Considering Wise and the MAI trio, three considerations emerge to determine whether a software user is a licensee or an owner: (1) whether the copyright owner specifies that a user is granted a license, (2) whether the copyright owner significantly restricts the user’s ability to transfer the software, and (3) whether the copyright owner imposes notable use restrictions.

The district court concluded that Wise and the MAI trio were irreconcilable and followed Wise as the first-decided case. While admitting that under the MAI trio Autodesk’s transfer was a license, under Wise, the district court held that because Autodesk did not require its customers to return copies of old software, that the transfer was more correctly classified as a sale.

Appellate Court Proceedings Edit

The Court of Appeals ultimately ruled that a software user is a licensee rather than the owner of a copy where the copyright owner (1) specifies that the user is granted a license; (2) significantly restricts the user’s ability to transfer the software; and (3) imposes notable restrictions. Applying these factors it was clear to the court that Autodesk’s transfers to the original purchasers were mere licenses and that Vernor’s subsequent purchases were improper.

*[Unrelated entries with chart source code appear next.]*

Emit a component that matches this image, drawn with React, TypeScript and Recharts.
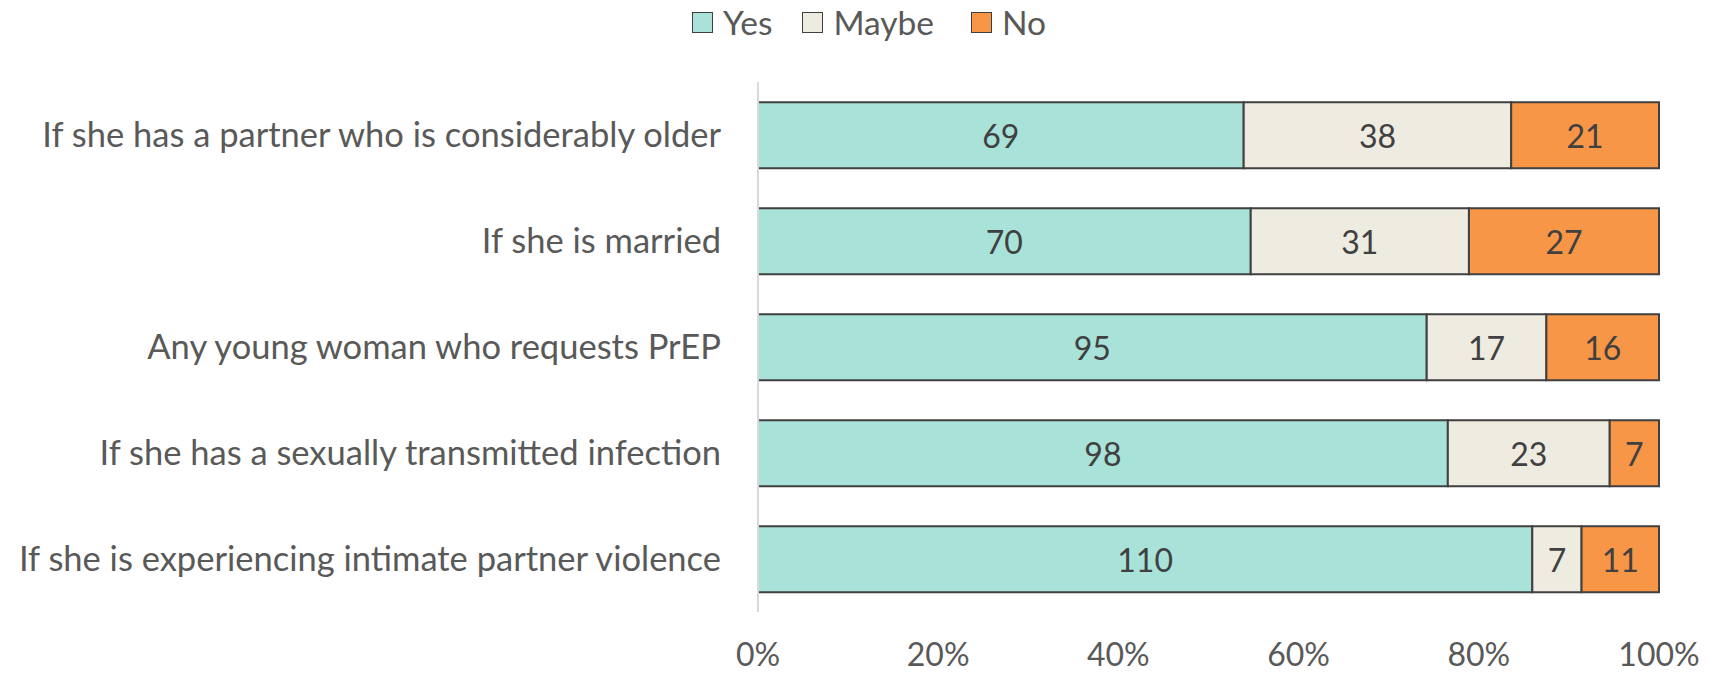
import React from "react";
import { BarChart, Bar, XAxis, YAxis, Legend, LabelList } from "recharts";

const categories = [
  "If she has a partner who is considerably older",
  "If she is married",
  "Any young woman who requests PrEP",
  "If she has a sexually transmitted infection",
  "If she is experiencing intimate partner violence",
];
const yesValues = [69, 70, 95, 98, 110];
const maybeValues = [38, 31, 17, 23, 7];
const noValues = [21, 27, 16, 7, 11];
const xTicks = [0, 0.2, 0.4, 0.6, 0.8, 1];

const seriesDefs = [
  { key: "yes", name: "Yes", color: "#A8E2D9", values: yesValues },
  { key: "maybe", name: "Maybe", color: "#EEEBE1", values: maybeValues },
  { key: "no", name: "No", color: "#F79646", values: noValues },
];

const data = categories.map((c, i) => ({
  name: c,
  yes: yesValues[i],
  maybe: maybeValues[i],
  no: noValues[i],
}));

const FONT = "Lato, 'Open Sans', sans-serif";
const FS = 32;
const CAT_FS = 34.5;

const makeLabel = (values: number[]) => (props: any) => {
  const { x, y, width, height, index } = props;
  const v = values[index];
  if (v === undefined) return null;
  return (
    <text
      x={Number(x) + Number(width) / 2}
      y={Number(y) + Number(height) / 2}
      textAnchor="middle"
      dominantBaseline="central"
      fill="#404040"
      fontSize={FS}
      fontFamily={FONT}
    >
      {v}
    </text>
  );
};

const LegendContent = () => (
  <div
    style={{
      height: 40,
      display: "flex",
      alignItems: "center",
      paddingLeft: 692,
      fontFamily: FONT,
      fontSize: 33.5,
      color: "#595959",
    }}
  >
    {seriesDefs.map((s, i) => (
      <div key={s.key} style={{ display: "flex", alignItems: "center", marginRight: i === 0 ? 30 : 37 }}>
        <div
          style={{
            width: 19,
            height: 19,
            background: s.color,
            border: "1.5px solid #404040",
            marginRight: 10,
          }}
        />
        <span style={{ lineHeight: "40px" }}>{s.name}</span>
      </div>
    ))}
  </div>
);

export default function App() {
  return (
    <div style={{ position: "absolute", left: 0, top: 0, background: "#fff" }}>
      <BarChart
        width={1714}
        height={674}
        data={data}
        layout="vertical"
        stackOffset="expand"
        barCategoryGap="19%"
        margin={{ top: 42, right: 55, bottom: 0, left: 0 }}
      >
        <Legend
          verticalAlign="top"
          align="left"
          content={<LegendContent />}
          wrapperStyle={{ top: 2, left: 0, width: 1714, height: 40 }}
        />
        <XAxis
          type="number"
          domain={[0, 1]}
          ticks={xTicks}
          tickFormatter={(v: number) => `${Math.round(v * 100)}%`}
          axisLine={false}
          tickLine={false}
          tickSize={0}
          tickMargin={31}
          height={62}
          tick={{ fill: "#595959", fontSize: FS, fontFamily: FONT }}
          interval={0}
        />
        <YAxis
          type="category"
          dataKey="name"
          width={758}
          axisLine={{ stroke: "#D9D9D9", strokeWidth: 2 }}
          tickLine={false}
          tickSize={0}
          tickMargin={37}
          interval={0}
          tick={{ fill: "#595959", fontSize: CAT_FS, fontFamily: FONT }}
        />
        {seriesDefs.map((s) => (
          <Bar
            key={s.key}
            dataKey={s.key}
            name={s.name}
            stackId="a"
            fill={s.color}
            stroke="#404040"
            strokeWidth={2}
            isAnimationActive={false}
          >
            <LabelList dataKey={s.key} content={makeLabel(s.values)} />
          </Bar>
        ))}
      </BarChart>
    </div>
  );
}
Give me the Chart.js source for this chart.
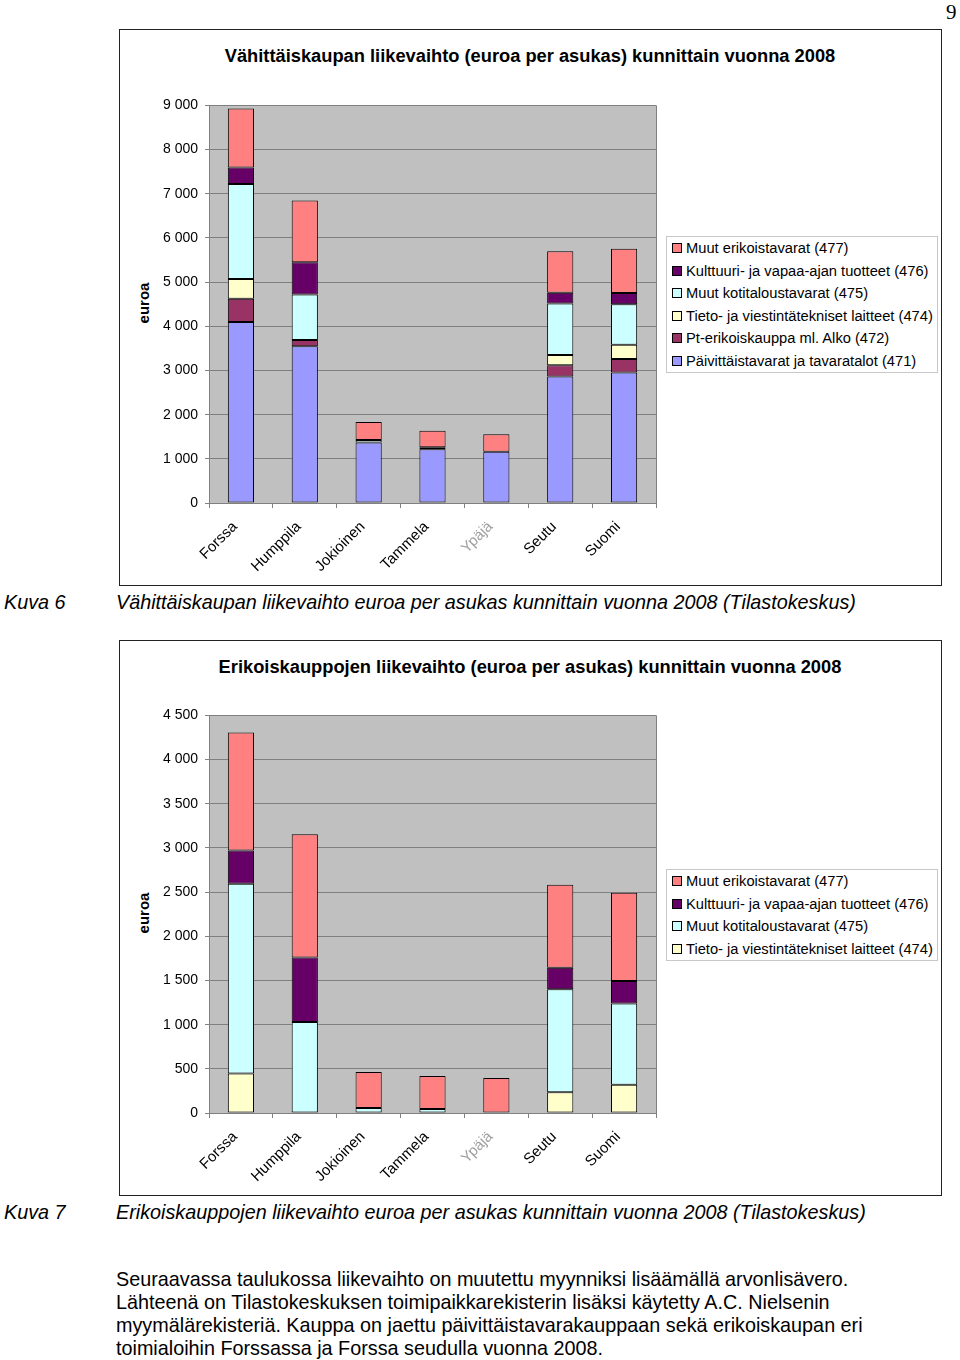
<!DOCTYPE html>
<html>
<head>
<meta charset="utf-8">
<script src="https://cdn.jsdelivr.net/npm/chart.js@4.4.1/dist/chart.umd.min.js"></script>
<style>
  body { margin: 0; background: #fff; font-family: "Liberation Sans", Arial, sans-serif; }
  .page { position: relative; width: 960px; height: 1360px; overflow: hidden; }
  .abs { position: absolute; }
  .frame { position: absolute; border: 1.2px solid #222; box-sizing: border-box; }
  .title { position: absolute; font-weight: bold; font-size: 18.3px; white-space: nowrap; transform: translateX(-50%); }
  .ytitle { position: absolute; font-size: 15px; font-weight: bold; transform: translate(-50%, -50%) rotate(-90deg); white-space: nowrap; }
  .legend { position: absolute; border: 1px solid #c8c8c8; background: #fff; box-sizing: border-box; padding: 0 0 0 5px; }
  .legend .item { height: 22.6px; line-height: 22.6px; font-size: 14.7px; white-space: nowrap; }
  .legend .sw { display: inline-block; width: 8px; height: 8px; border: 1px solid #000; margin-right: 4px; vertical-align: 0px; }
  .caption { position: absolute; font-style: italic; font-size: 19.8px; white-space: nowrap; }
  .para { position: absolute; left: 116px; top: 1268px; font-size: 19.8px; line-height: 23px; white-space: nowrap; }
  canvas { position: absolute; }
</style>
</head>
<body>
<div class="page">
  <div class="abs" style="left:946px; top:0px; font-family:'Liberation Serif', serif; font-size:21px;">9</div>

  <div class="frame" style="left:119px; top:29px; width:823px; height:557px;"></div>
  <div class="title" style="left:530px; top:45px;">Vähittäiskaupan liikevaihto (euroa per asukas) kunnittain vuonna 2008</div>
  <div class="ytitle" style="left:143px; top:303px;">euroa</div>
  <canvas id="chart1" width="560" height="490" style="left:119px; top:90px;"></canvas>
  <div class="legend" id="legend1" style="left:666px; top:236px; width:272px; height:137px;"></div>

  <div class="caption" style="left:4px; top:591px;">Kuva 6</div>
  <div class="caption" style="left:116px; top:591px;">Vähittäiskaupan liikevaihto euroa per asukas kunnittain vuonna 2008 (Tilastokeskus)</div>

  <div class="frame" style="left:119px; top:640px; width:823px; height:556px;"></div>
  <div class="title" style="left:530px; top:656px;">Erikoiskauppojen liikevaihto (euroa per asukas) kunnittain vuonna 2008</div>
  <div class="ytitle" style="left:143px; top:913px;">euroa</div>
  <canvas id="chart2" width="560" height="490" style="left:119px; top:700px;"></canvas>
  <div class="legend" id="legend2" style="left:666px; top:869px; width:272px; height:92px;"></div>

  <div class="caption" style="left:4px; top:1201px;">Kuva 7</div>
  <div class="caption" style="left:116px; top:1201px;">Erikoiskauppojen liikevaihto euroa per asukas kunnittain vuonna 2008 (Tilastokeskus)</div>

  <div class="para">Seuraavassa taulukossa liikevaihto on muutettu myynniksi lisäämällä arvonlisävero.<br>Lähteenä on Tilastokeskuksen toimipaikkarekisterin lisäksi käytetty A.C. Nielsenin<br>myymälärekisteriä. Kauppa on jaettu päivittäistavarakauppaan sekä erikoiskaupan eri<br>toimialoihin Forssassa ja Forssa seudulla vuonna 2008.</div>
</div>

<script>
// Categories and values (euro per inhabitant)
const categories = ['Forssa', 'Humppila', 'Jokioinen', 'Tammela', 'Ypäjä', 'Seutu', 'Suomi'];
const paivittais = [4096, 3547, 1370, 1215, 1160, 2861, 2952];   // 471
const ptErikois = [528, 143, 0, 0, 0, 256, 309];                 // 472
const tietoViestin = [447, 0, 0, 0, 0, 235, 320];                // 474
const muutKoti = [2149, 1030, 57, 45, 0, 1165, 918];             // 475
const kulttuuri = [376, 730, 0, 0, 0, 245, 256];                 // 476
const muutErikois = [1335, 1395, 407, 374, 397, 937, 999];       // 477

const ticks1 = { max: 9000, step: 1000 };
const ticks2 = { max: 4500, step: 500 };

const series = {
    s471: { label: 'Päivittäistavarat ja tavaratalot (471)', data: paivittais, color: '#9999ff' },
    s472: { label: 'Pt-erikoiskauppa ml. Alko (472)', data: ptErikois, color: '#993366' },
    s474: { label: 'Tieto- ja viestintätekniset laitteet (474)', data: tietoViestin, color: '#ffffcc' },
    s475: { label: 'Muut kotitaloustavarat (475)', data: muutKoti, color: '#ccffff' },
    s476: { label: 'Kulttuuri- ja vapaa-ajan tuotteet (476)', data: kulttuuri, color: '#660066' },
    s477: { label: 'Muut erikoistavarat (477)', data: muutErikois, color: '#ff8080' }
};

function fmt(v) {
    return String(v).replace(/\B(?=(\d{3})+(?!\d))/g, ' ');
}

// gray plot background and border like the old spreadsheet charts
const plotArea = {
    id: 'plotArea',
    beforeDraw(chart) {
        const a = chart.chartArea, ctx = chart.ctx;
        ctx.save();
        ctx.fillStyle = '#c0c0c0';
        ctx.fillRect(a.left, a.top, a.right - a.left, a.bottom - a.top);
        ctx.restore();
    },
    afterDraw(chart) {
        const a = chart.chartArea, ctx = chart.ctx;
        ctx.save();
        ctx.strokeStyle = '#808080';
        ctx.lineWidth = 1;
        ctx.beginPath();
        ctx.moveTo(Math.round(a.right) + 0.5, a.top);
        ctx.lineTo(Math.round(a.right) + 0.5, a.bottom);
        ctx.stroke();
        ctx.restore();
    }
};

function makeChart(canvasId, legendId, keys, yTicks) {
    const datasets = keys.map(k => ({
        label: series[k].label,
        data: series[k].data,
        backgroundColor: series[k].color,
        borderColor: '#000',
        borderWidth: 1,
        borderSkipped: false,
        barPercentage: 0.41,
        categoryPercentage: 1
    }));

    new Chart(document.getElementById(canvasId), {
        type: 'bar',
        data: { labels: categories, datasets: datasets },
        plugins: [plotArea],
        options: {
            responsive: false,
            animation: false,
            devicePixelRatio: 1,
            layout: { padding: { top: 12, right: 23, left: 0, bottom: 0 } },
            plugins: { legend: { display: false }, tooltip: { enabled: false } },
            scales: {
                x: {
                    stacked: true,
                    grid: { display: true, drawOnChartArea: false, drawTicks: true, tickLength: 5, color: '#808080', offset: true },
                    border: { color: '#808080' },
                    ticks: {
                        maxRotation: 45, minRotation: 45, padding: 10, labelOffset: -6,
                        font: { family: 'Liberation Sans', size: 15 },
                        color: ctx => ctx.index === 4 ? '#a0a0a0' : '#000'
                    },
                    afterFit: s => { s.height = 77; }
                },
                y: {
                    stacked: true,
                    min: 0, max: yTicks.max,
                    grid: { color: '#808080', tickLength: 4 },
                    border: { color: '#808080' },
                    ticks: {
                        stepSize: yTicks.step, padding: 7,
                        font: { family: 'Liberation Sans', size: 14 },
                        color: '#000',
                        callback: v => fmt(v)
                    },
                    afterFit: s => { s.width = 90; }
                }
            }
        }
    });

    // legend, listed top-down in reverse stack order
    const legend = document.getElementById(legendId);
    keys.slice().reverse().forEach(k => {
        const item = document.createElement('div');
        item.className = 'item';
        item.innerHTML = `<span class="sw" style="background:${series[k].color}"></span>${series[k].label}`;
        legend.appendChild(item);
    });
}

makeChart('chart1', 'legend1', ['s471', 's472', 's474', 's475', 's476', 's477'], ticks1);
makeChart('chart2', 'legend2', ['s474', 's475', 's476', 's477'], ticks2);
</script>
</body>
</html>
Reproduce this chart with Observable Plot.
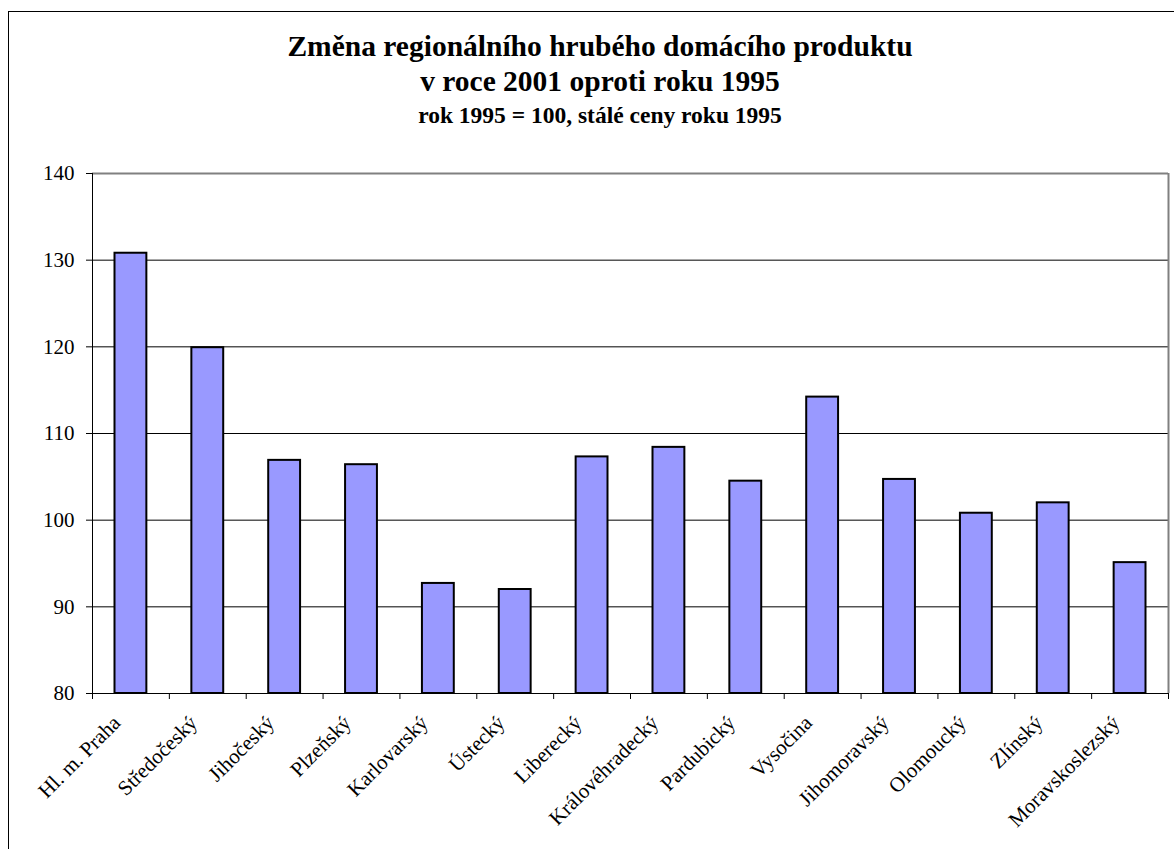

Therefore, Vernor was unable to raise his affirmative defenses and was not privileged to sell his copies.

References Edit

  1. 550 F.2d 1180 (9th Cir. 1977)(full-text).
  2. Id. at 1190-92.
  3. See MAI Sys. Corp. v. Peak Computer, Inc., 991 F.2d 511 (9th Cir. 1993)(full-text); Triad Sys. Corp. v. Southeastern Express Co., 64 F.3d 1330 (9th Cir. 1995)(full-text); Wall Data, Inc. v. Los Angeles County Sheriff’s Dep’t, 447 F.3d 769 (9th Cir. 2006)(full-text).